We should also point out that unemployment is a trailing indicator. It keeps rising after the end of a recession, it only starts falling well into the recovery.
JOLTS
We've also got the JOLTS report which aids us in understanding what's going on here. Sure, it covers and earlier period but it's still indicative:
The number of total separations decreased by 4.8 million to 9.9 million in April, the U.S. Bureau of Labor Statistics reported today. Despite the over the month decline, the total separations level is the second highest in series history. Within separations, the quits rate fell to 1.4 percent and the layoffs and discharges rate decreased to 5.9 percent. Job openings decreased to 5.0 million on the last business day of April. Over the month, hires declined to 3.5 million, a series low.
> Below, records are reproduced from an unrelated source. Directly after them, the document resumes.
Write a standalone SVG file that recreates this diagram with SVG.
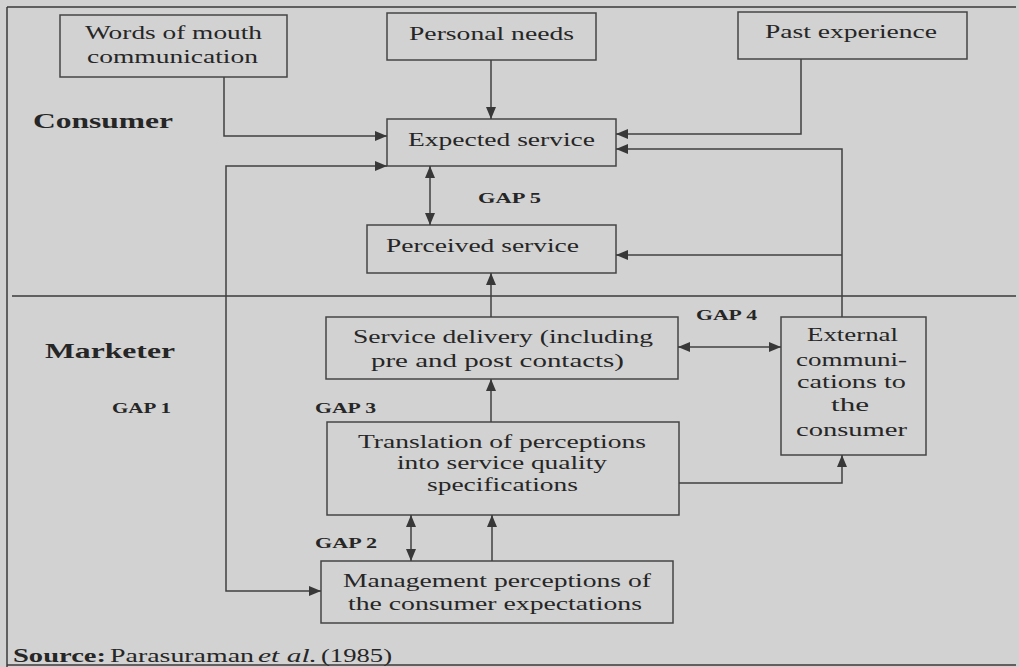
<svg xmlns="http://www.w3.org/2000/svg" width="1019" height="667" viewBox="0 0 1019 667">
  <style>
    .box { fill: none; stroke: #454545; stroke-width: 1.5; }
    .frame { fill: none; stroke: #3a3a3a; stroke-width: 1.5; }
    .conn { fill: none; stroke: #404040; stroke-width: 1.5; }
    text { font-family: "Liberation Serif", "Times New Roman", serif; fill: #262626; }
    .t { font-size: 19px; }
    .h { font-size: 22px; font-weight: bold; }
    .gap { font-size: 14px; font-weight: bold; }
  </style>
  <defs>
    <marker id="arr" viewBox="0 0 12 10" refX="12" refY="5" markerWidth="12" markerHeight="10" markerUnits="userSpaceOnUse" orient="auto-start-reverse">
      <path d="M0,0 L12,5 L0,10 Z" fill="#383838"/>
    </marker>
  </defs>

  <rect x="0" y="0" width="1019" height="667" fill="#d2d2d2"/>

  <!-- frame and consumer / marketer divider -->
  <g id="frame">
    <path class="frame" d="M7,7 H1016" stroke-width="2"/>
    <path class="frame" d="M7,7 V667"/>
    <path class="frame" d="M7,665 H1016" stroke="#9a9a9a" stroke-width="1"/>
    <path class="frame" d="M12,296 H1016"/>
  </g>

  <g id="labels">
    <text class="h" x="33" y="128" textLength="140" lengthAdjust="spacingAndGlyphs">Consumer</text>
    <text class="h" x="45" y="358" textLength="130" lengthAdjust="spacingAndGlyphs">Marketer</text>
    <text class="gap" x="478" y="203" textLength="63" lengthAdjust="spacingAndGlyphs">GAP 5</text>
    <text class="gap" x="112" y="413" textLength="59" lengthAdjust="spacingAndGlyphs">GAP 1</text>
    <text class="gap" x="315" y="413" textLength="61" lengthAdjust="spacingAndGlyphs">GAP 3</text>
    <text class="gap" x="696" y="320" textLength="61" lengthAdjust="spacingAndGlyphs">GAP 4</text>
    <text class="gap" x="315" y="548" textLength="62" lengthAdjust="spacingAndGlyphs">GAP 2</text>
    <text class="t" x="13" y="662" font-weight="bold" textLength="93" lengthAdjust="spacingAndGlyphs">Source:</text>
    <text class="t" x="110" y="662" textLength="144" lengthAdjust="spacingAndGlyphs">Parasuraman</text>
    <text class="t" x="258" y="662" font-style="italic" textLength="59" lengthAdjust="spacingAndGlyphs">et al.</text>
    <text class="t" x="321" y="662" textLength="71" lengthAdjust="spacingAndGlyphs">(1985)</text>
  </g>

  <g id="word-of-mouth">
    <rect class="box" x="60" y="15" width="227" height="62"/>
    <text class="t" x="85" y="39" textLength="177" lengthAdjust="spacingAndGlyphs">Words of mouth</text>
    <text class="t" x="87" y="63" textLength="171" lengthAdjust="spacingAndGlyphs">communication</text>
  </g>

  <g id="personal-needs">
    <rect class="box" x="387" y="13" width="209" height="47"/>
    <text class="t" x="409" y="40" textLength="165" lengthAdjust="spacingAndGlyphs">Personal needs</text>
  </g>

  <g id="past-experience">
    <rect class="box" x="738" y="12" width="229" height="47"/>
    <text class="t" x="765" y="38" textLength="172" lengthAdjust="spacingAndGlyphs">Past experience</text>
  </g>

  <g id="expected-service">
    <rect class="box" x="387" y="119" width="229" height="47"/>
    <text class="t" x="408" y="146" textLength="187" lengthAdjust="spacingAndGlyphs">Expected service</text>
  </g>

  <g id="perceived-service">
    <rect class="box" x="367" y="225" width="249" height="48"/>
    <text class="t" x="386" y="252" textLength="193" lengthAdjust="spacingAndGlyphs">Perceived service</text>
  </g>

  <g id="service-delivery">
    <rect class="box" x="326" y="317" width="352" height="62"/>
    <text class="t" x="353" y="343" textLength="300" lengthAdjust="spacingAndGlyphs">Service delivery (including</text>
    <text class="t" x="371" y="367" textLength="253" lengthAdjust="spacingAndGlyphs">pre and post contacts)</text>
  </g>

  <g id="external-communications">
    <rect class="box" x="781" y="317" width="145" height="138"/>
    <text class="t" x="807" y="341" textLength="91" lengthAdjust="spacingAndGlyphs">External</text>
    <text class="t" x="796" y="366" textLength="111" lengthAdjust="spacingAndGlyphs">communi-</text>
    <text class="t" x="797" y="388" textLength="109" lengthAdjust="spacingAndGlyphs">cations to</text>
    <text class="t" x="831" y="411" textLength="38" lengthAdjust="spacingAndGlyphs">the</text>
    <text class="t" x="796" y="436" textLength="111" lengthAdjust="spacingAndGlyphs">consumer</text>
  </g>

  <g id="translation">
    <rect class="box" x="327" y="422" width="352" height="93"/>
    <text class="t" x="358" y="448" textLength="288" lengthAdjust="spacingAndGlyphs">Translation of perceptions</text>
    <text class="t" x="397" y="469" textLength="210" lengthAdjust="spacingAndGlyphs">into service quality</text>
    <text class="t" x="427" y="491" textLength="151" lengthAdjust="spacingAndGlyphs">specifications</text>
  </g>

  <g id="management-perceptions">
    <rect class="box" x="321" y="561" width="352" height="62"/>
    <text class="t" x="343" y="587" textLength="308" lengthAdjust="spacingAndGlyphs">Management perceptions of</text>
    <text class="t" x="348" y="610" textLength="294" lengthAdjust="spacingAndGlyphs">the consumer expectations</text>
  </g>

  <g id="connectors">
    <path class="conn" d="M224,77 V136 H387" marker-end="url(#arr)"/>
    <path class="conn" d="M491,60 V119" marker-end="url(#arr)"/>
    <path class="conn" d="M801,59 V134 H616" marker-end="url(#arr)"/>
    <path class="conn" d="M842,317 V149 H616" marker-end="url(#arr)"/>
    <path class="conn" d="M842,255 H616" marker-end="url(#arr)"/>
    <path class="conn" d="M321,591 H226 V166 H387" marker-start="url(#arr)" marker-end="url(#arr)"/>
    <path class="conn" d="M430,166 V225" marker-start="url(#arr)" marker-end="url(#arr)"/>
    <path class="conn" d="M491,317 V273" marker-end="url(#arr)"/>
    <path class="conn" d="M491,422 V379" marker-end="url(#arr)"/>
    <path class="conn" d="M678,347 H781" marker-start="url(#arr)" marker-end="url(#arr)"/>
    <path class="conn" d="M679,483 H842 V455" marker-end="url(#arr)"/>
    <path class="conn" d="M411,515 V561" marker-start="url(#arr)" marker-end="url(#arr)"/>
    <path class="conn" d="M492,561 V515" marker-end="url(#arr)"/>
  </g>
</svg>
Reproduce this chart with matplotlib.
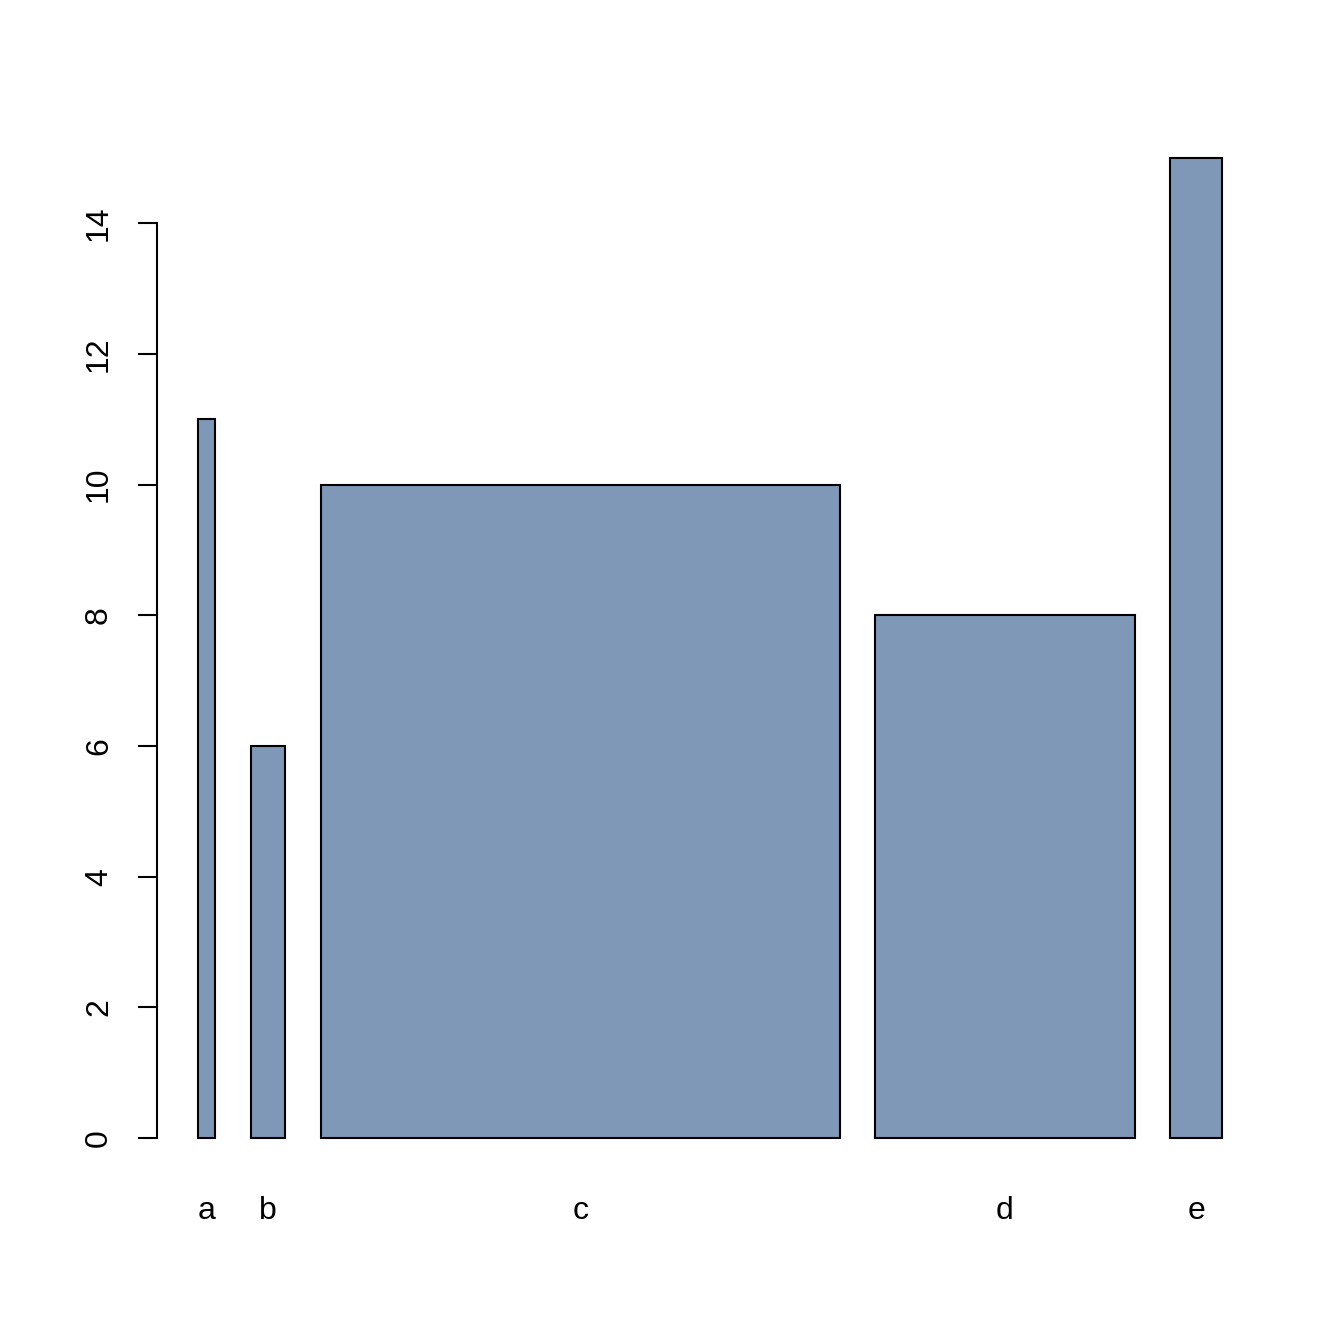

Note that this all applies to 6 weeks ago and before. And it supports much of the above, the number being hired out of unemployment is the killer.
But note there were still 5 million jobs out there to fill and that's even before we start to see the results of areas reopening. The US economy still has a hunger for labor, meaning that this, combined with the reopening, should swiftly make a dent in that unemployment number.
My view
Given the speed at which matters develop at present I put much more weight on that slighter but more recent set of numbers, unemployment claims. The number claiming it for the first time is falling, the number being hired out of it is greater, the stock of unemployment is falling. That recovery is already well under way.
The Fed is still pretty gloomy, thinking that we're still going to be 6% or so down on the year for GDP. That could well be true if we think about the production that has been lost these past few months. However, if we think about GDP as a rate - and so take the Q4 number as an annual one - I think we might well be fully recovered by then.
Sure, this is crystal ball gazing but then that's what we're always doing when trying to make macroeconomic predictions.
The investor view
I tend to think that the markets are about fully valued at present. There is still risk that the recovery won't be as V shaped as I think it will be. It doesn't, at least, seem obvious that there's an underpricing going on, as there was a few weeks back.
We are, therefore, back to looking at specific situations. Macroeconomics isn't so much of a help to us now, microeconomics is where it's at, specific company situations and the like.